In the late 90’s, I picked up a job working in a post room in Mayfair. The hours were 7am till 10am at first, so I had to be on my toes early. My routine if arriving early for work, which sometimes I did if the number 12 bus I travelled on picked up a favourable tail wind, was to get a take away coffee and walk up and down a then silent Savile Row, which was just around the corner from my office.
I have always been fascinated by the process of bespoke clothing and I enjoyed gazing into the windows of Henry Poole, Anderson and Shepherd, Kilgour French and Stanbury etc., taking in the various cuts and cloths. There was a ‘stuffy’, traditional look and feel to the majority of the shops.
A couple of years later when I started researching my first book ‘The Fashion of Football’ I discovered the name of Tommy Nutter, who it said has a shop on Savile Row.

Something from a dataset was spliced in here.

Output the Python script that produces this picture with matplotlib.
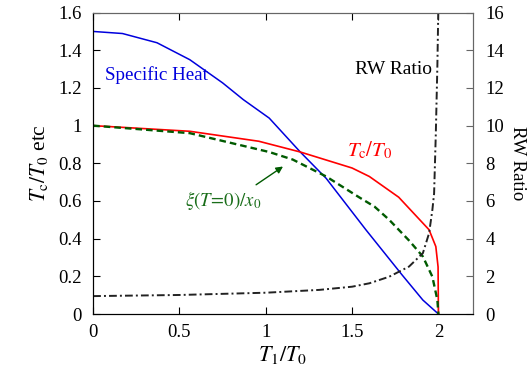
import numpy as np
import matplotlib
matplotlib.use("Agg")
import matplotlib.pyplot as plt

plt.rcParams['font.family'] = ['Liberation Serif', 'DejaVu Serif']
plt.rcParams['mathtext.fontset'] = 'stix'

# values
heat_x = [0, 0.17, 0.37, 0.56, 0.75, 0.87, 1.02, 1.20, 1.35, 1.58, 1.79, 1.91, 1.994, 2.0]
heat_y = [1.50, 1.489, 1.44, 1.35, 1.227, 1.138, 1.04, 0.86, 0.72, 0.447, 0.207, 0.074, 0.005, 0.0]

tc_x = [0, 0.56, 0.96, 1.20, 1.5, 1.60, 1.77, 1.946, 1.985, 1.998, 2.0]
tc_y = [1.0, 0.97, 0.917, 0.86, 0.775, 0.73, 0.62, 0.447, 0.358, 0.25, 0.0]

xi_x = [0, 0.56, 1.02, 1.156, 1.35, 1.54, 1.63, 1.715, 1.83, 1.91, 1.965, 1.994, 2.0]
xi_y = [1.0, 0.96, 0.86, 0.82, 0.73, 0.62, 0.57, 0.50, 0.39, 0.305, 0.198, 0.074, 0.0]

rw_x = [0, 0.5, 1.0, 1.31, 1.5, 1.60, 1.715, 1.83, 1.91, 1.946, 1.965, 1.975, 1.985, 1.994, 2.0]
rw_y = [0.95, 1.01, 1.13, 1.28, 1.45, 1.63, 1.98, 2.52, 3.23, 4.29, 5.53, 6.4, 9.6, 13.2, 16.5]

fig = plt.figure(figsize=(5.32, 3.82), dpi=100)
ax = fig.add_axes([0.175, 0.178, 0.714, 0.789])
ax2 = ax.twinx()

ax.plot(heat_x, heat_y, color='#0000dd', lw=1.1)
ax.plot(tc_x, tc_y, color='#ff0000', lw=1.2)
ax.plot(xi_x, xi_y, color='#005a00', lw=1.7, ls=(0, (2.8, 1.7)))
ax2.plot(rw_x, rw_y, color='#222222', lw=1.4, ls=(0, (4, 1.6, 1, 1.6)))

ax.set_xlim(0, 2.2)
ax.set_ylim(0, 1.6)
ax2.set_ylim(0, 16)
ax.set_xticks([0, 0.5, 1, 1.5, 2])
ax.set_xticklabels(['0', '0.5', '1', '1.5', '2'])
ax.set_yticks(np.arange(0, 1.61, 0.2))
ax.set_yticklabels(['0', '0.2', '0.4', '0.6', '0.8', '1', '1.2', '1.4', '1.6'])
ax2.set_yticks(np.arange(0, 17, 2))

for s in ['top', 'right']:
    ax.spines[s].set_color('#666666')
    ax2.spines[s].set_color('#666666')

ax.tick_params(direction='in', length=5, top=True, right=False, labelsize=13.5, pad=8)
ax.tick_params(axis='x', pad=7)
ax2.tick_params(direction='in', length=5, labelsize=13.5, pad=9, color='#666666')

ax.set_xlabel(r'$T_1/T_0$', fontsize=16, labelpad=2)
ax.set_ylabel(r'$T_{\rm c}/T_0$ etc', fontsize=15.5, labelpad=6)
ax2.set_ylabel('RW Ratio', fontsize=13.5, rotation=270, labelpad=16)

ax.text(0.07, 1.27, 'Specific Heat', color='#0000dd', fontsize=13.7, va='center')
ax.text(1.96, 1.30, 'RW Ratio', color='black', fontsize=14, va='center', ha='right')
ax.text(1.47, 0.87, r'$T_{\rm c}/T_0$', color='#ff0000', fontsize=15, va='center')
ax.text(0.53, 0.60, r'$\xi(T\!=\!0)/x_0$', color='#1a6e1a', fontsize=13.5, va='center')
ax.annotate('', xy=(1.10, 0.783), xytext=(0.944, 0.686),
            arrowprops=dict(arrowstyle='-|>', color='#005a00', lw=1.0,
                            shrinkA=0, shrinkB=0, mutation_scale=10))

fig.savefig('out.png', dpi=100)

Tommy in the photos that I found, looked very flamboyant, showy and yes, glamorous even. It was when I read that he opened at number 35a in 1969 that I had to smile. Quite what the old boys of the cutting rooms made of Mr. Nutter back then would be anyone’s guess, but I’m sure he livened them all up.
Thomas Albert Nutter was born in Barmouth Merioneth, Wales in 1943, before the family relocated to Edgware, North London a few years later. Nutter was his real name, not some fantasy 60s ‘look at me’ invention.
Somewhat surprisingly when you think of how things turned out, that he was training to be a plumber as a teenager, before he picked up a seven year tailoring apprenticeship in Burlington Arcade with the firm Donaldson, Williams & Ward at the start of the 1960s, a job that gave him a thorough grounding in all aspects of the trade.
It is fair to say that Tommy enjoyed himself immensely in that heady decade, quickly becoming a face about town. It also brought him into contact with the wealthy and connected. So, when he was ready to launch his own business in 1968 in partnership with master cutter Edward Sexton, a boy from the streets of the Elephant and Castle, he wasn’t short of financial backers.
These included the singer Cilla Black, who had been an early client and Peter Brown, later to be best man at John and Yoko’s wedding, who was then managing director of Apple Corps, which ran the offices of The Beatles, based at the nearby number 3 Savile Row.
Tommy opened the shop on Valentines Day and he was soon off and running very fast, his exotic ‘tradition spiced with daring’ tailoring rooted in the old skills of the craft. He was already picking up a healthy order book, with celeb clients such as Mick Jagger and Elton John having suits going through his workrooms, along with that of aristocrats, filmmakers and working class dandies all looking for what was later described as ‘space age Regency.’
Nutter is perhaps most famous for dressing three of the four Beatles on the cover of their 1969 album ‘Abbey Road.’ Only George by going all double denim stopped him from getting the full house.
Tommy and the now legendary Sexton were also highly regarded for his very influential cut on his women’s tailoring. Sexton bought the company from Nutter in 1976, which eventually left Tommy struggling somewhat financially, before he moved on to the company Kilgour French and Stanbury.
That fit didn’t really work, so he returned in his own shop in 1982 at number 19 Savile Row, later to create outfits for the film ‘Batman’ in 1989, with Jack Nicholson as The Joker wearing Nutter.
Sadly, like too many in the fashion industry, he succumbed to an Aids related death in 1992, but his name lives on.
Edward Sexton meanwhile continues in tailoring at 26 Beauchamp Place, Knightsbridge.